Mel’s note: Leg of lamb is fabulous for this dish, but will take about 30 minutes to cook, first on stove top then finish in oven. Lamb back strap is twice as expensive BUT you can cook those down in about 8 minutes so you are practically paying for time and tenderness. Either way this will be delicious, and try this with your next lamb loin chops as well for a fabulous tread. Want to use shoulder…no problem, I have a recipe for that too!  See my next post!

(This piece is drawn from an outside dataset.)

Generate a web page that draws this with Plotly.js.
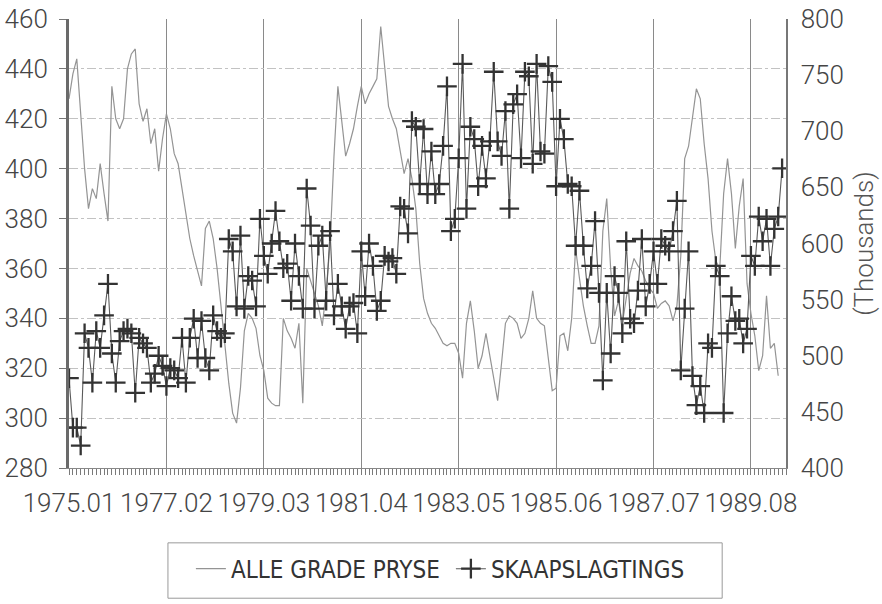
<!DOCTYPE html>
<html><head><meta charset="utf-8">
<script src="https://cdn.plot.ly/plotly-3.0.1.min.js"></script>
<style>html,body{margin:0;padding:0;background:#fff;} #chart{width:882px;height:604px;}</style>
</head><body><div id="chart"></div>
<script>
// Monthly periods 1975.01 ... (184 months)
const startYear = 1975;
const monthCount = 184;
const periods = [];
for (let i = 0; i < monthCount; i++) {
  const y = startYear + Math.floor(i / 12), m = i % 12 + 1;
  periods.push(y + '.' + String(m).padStart(2, '0'));
}
const tickLabels = ['1975.01','1977.02','1979.03','1981.04','1983.05','1985.06','1987.07','1989.08'];

// ALLE GRADE PRYSE (left axis)
const allePryse = [
 428,438,444,420,400,384,392,388,402,390,
 379,433,420,416,420,440,446,448,426,419,
 424,410,416,399,412,422,416,406,402,392,
 382,372,365,359,353,376,379,372,360,345,
 330,314,302,298,312,335,342,340,336,325,
 319,308,306,305,305,340,335,332,328,338,
 306,360,355,350,345,337,351,370,405,433,
 420,405,410,416,425,433,426,430,433,436,
 457,440,425,420,416,407,398,404,396,384,
 362,348,342,338,336,333,330,329,330,330,
 326,316,338,347,335,320,325,334,325,316,
 307,322,338,341,340,338,332,334,340,351,
 340,338,337,324,311,312,333,334,327,340,
 368,356,345,337,330,330,337,375,388,360,
 341,347,338,348,358,364,361,359,355,352,
 350,344,346,347,345,339,345,365,404,409,
 420,432,428,410,396,375,363,360,390,404,
 390,368,385,396,354,342,333,319,325,349,
 328,330,317
];

// SKAAPSLAGTINGS (right axis, thousands)
const skaapSlagtings = [
 480,436,436,420,520,507,476,522,507,536,
 564,502,476,513,522,524,520,467,516,511,
 507,476,484,500,491,473,489,487,480,516,
 476,516,533,498,531,498,487,536,522,516,
 520,604,593,544,607,542,571,567,544,622,
 589,573,600,629,602,578,582,549,600,571,
 542,649,616,542,598,607,549,611,536,564,
 544,524,544,547,520,593,553,600,580,540,
 549,589,584,587,573,633,631,609,709,704,
 653,702,644,682,644,653,687,740,611,622,
 676,760,631,704,693,651,687,658,691,753,
 691,678,718,631,724,733,676,753,749,671,
 760,682,680,758,744,651,711,693,653,651,
 598,647,598,560,580,620,556,478,556,502,
 571,556,520,602,533,529,558,604,544,564,
 593,564,604,598,593,611,638,487,542,593,
 482,456,473,449,511,507,580,571,449,520,
 553,531,533,511,524,589,580,624,602,622,
 580,613,624,667
];

const xIdx = periods.map((_, i) => i);
const tickVals = tickLabels.map(l => periods.indexOf(l));

const tickFont = {family: 'Roboto, Liberation Sans, sans-serif', size: 26, color: '#454545', weight: 300};

const data = [
  {x: xIdx.slice(0, allePryse.length), y: allePryse, name: 'ALLE GRADE PRYSE', type: 'scatter', mode: 'lines',
   line: {color: '#949494', width: 1.2}, yaxis: 'y'},
  {x: xIdx, y: skaapSlagtings, name: 'SKAAPSLAGTINGS', type: 'scatter', mode: 'lines+markers',
   line: {color: '#5a5a5a', width: 1.1},
   marker: {symbol: 'cross-thin', size: 14, color: '#333', line: {width: 2.3, color: '#333'}}, yaxis: 'y2'},
  // carrier for the monthly tick marks along the bottom axis (no visible marks)
  {x: [0, monthCount], y: [280, 280], xaxis: 'x2', yaxis: 'y', mode: 'lines', line: {width: 0, color: 'rgba(0,0,0,0)'},
   showlegend: false, hoverinfo: 'skip'}
];

const layout = {
  width: 882, height: 604,
  margin: {l: 69, r: 96, t: 19, b: 123},
  paper_bgcolor: '#fff', plot_bgcolor: '#fff',
  font: tickFont,
  showlegend: true,
  xaxis: {
    range: [0, 184], tickmode: 'array', tickvals: tickVals, ticktext: tickLabels, tickangle: 0,
    ticks: 'outside', ticklen: 6, tickcolor: '#777',
    showgrid: true, gridcolor: '#8a8a8a', gridwidth: 1, zeroline: false,
    showline: true, linecolor: '#888', linewidth: 1,
    tickfont: tickFont, ticklabelstandoff: 6
  },
  xaxis2: {
    overlaying: 'x', anchor: 'y', side: 'bottom', range: [0, 184], tickmode: 'linear', tick0: 0, dtick: 1,
    ticks: 'outside', ticklen: 6, tickcolor: '#7a7a7a', tickwidth: 1, showticklabels: false,
    showgrid: false, zeroline: false, showline: false
  },
  yaxis: {
    range: [280, 460], tick0: 280, dtick: 20, ticks: 'outside', ticklen: 7, tickcolor: '#777',
    showgrid: true, gridcolor: '#c2c2c2', griddash: 'dashdot', gridwidth: 1,
    showline: true, linecolor: '#6a6a6a', linewidth: 3, zeroline: false,
    tickfont: tickFont, ticklabelstandoff: 6
  },
  yaxis2: {
    overlaying: 'y', side: 'right', range: [400, 800], tick0: 400, dtick: 50,
    showgrid: false, showline: true, linecolor: '#777', linewidth: 1.5, ticks: '', zeroline: false,
    tickfont: tickFont, ticklabelstandoff: 8,
    title: {text: '(Thousands)', font: {family: 'Roboto, Liberation Sans, sans-serif', size: 26, color: '#555', weight: 300}, standoff: 12}
  },
  legend: {
    orientation: 'h', x: 0.17, xanchor: 'left', y: -0.175, yanchor: 'top',
    bgcolor: 'rgba(0,0,0,0)', borderwidth: 0,
    font: {family: 'Liberation Sans Narrow, DejaVu Sans Condensed, sans-serif', size: 24, color: '#333'},
    entrywidth: 215, entrywidthmode: 'pixels'
  },
  shapes: [
    {type: 'rect', xref: 'paper', yref: 'paper', x0: 0.138, x1: 0.911, y0: -0.1667, y1: -0.29,
     line: {color: '#999', width: 1}, fillcolor: 'rgba(0,0,0,0)'}
  ]
};

Plotly.newPlot('chart', data, layout, {displayModeBar: false, staticPlot: true});
</script>
</body></html>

1 – 1.5kg leg of lamb, deboned and sinews removed (or use 600-800g lamb back strap or lamb rump)

1 tablespoon turmeric

1 tablespoon ras el hanout or cumin powder

Salt and pepper to season

2 tablespoons Olive oil

1 cup dates, chopped. You can also use figs..

½ cup fresh mint leaves, loosely packed

½ cup nuts of your choice (I suggest almonds, cashews and pistachios)

 

Method

 

Preheat oven to 200°C. Only if you are using the leg…

Debone the lamb (if required). Make a rub with the turmeric, ras el hanout and oil. Rub this all over the lamb and allow it to rest while the pan heats.

Heat a frying pan (that can go in the oven) and when hot place the lamb in it. Cook for about 4 minutes on each side – this is to seal the lamb. Place the lamb (on the frying pan you just used) into the oven for 10-15 minutes. The exact time required will depend on the shape of the meat, your oven and personal preferences.

Remove the lamb from the oven and allow to rest before slicing.

For the date accompaniment – combine the dates, mint and nuts together.

To serve

 

Serve on a rocket salad, with cumin and honey glazed roasted carrots, spiced yoghurt and with a butterbean mash.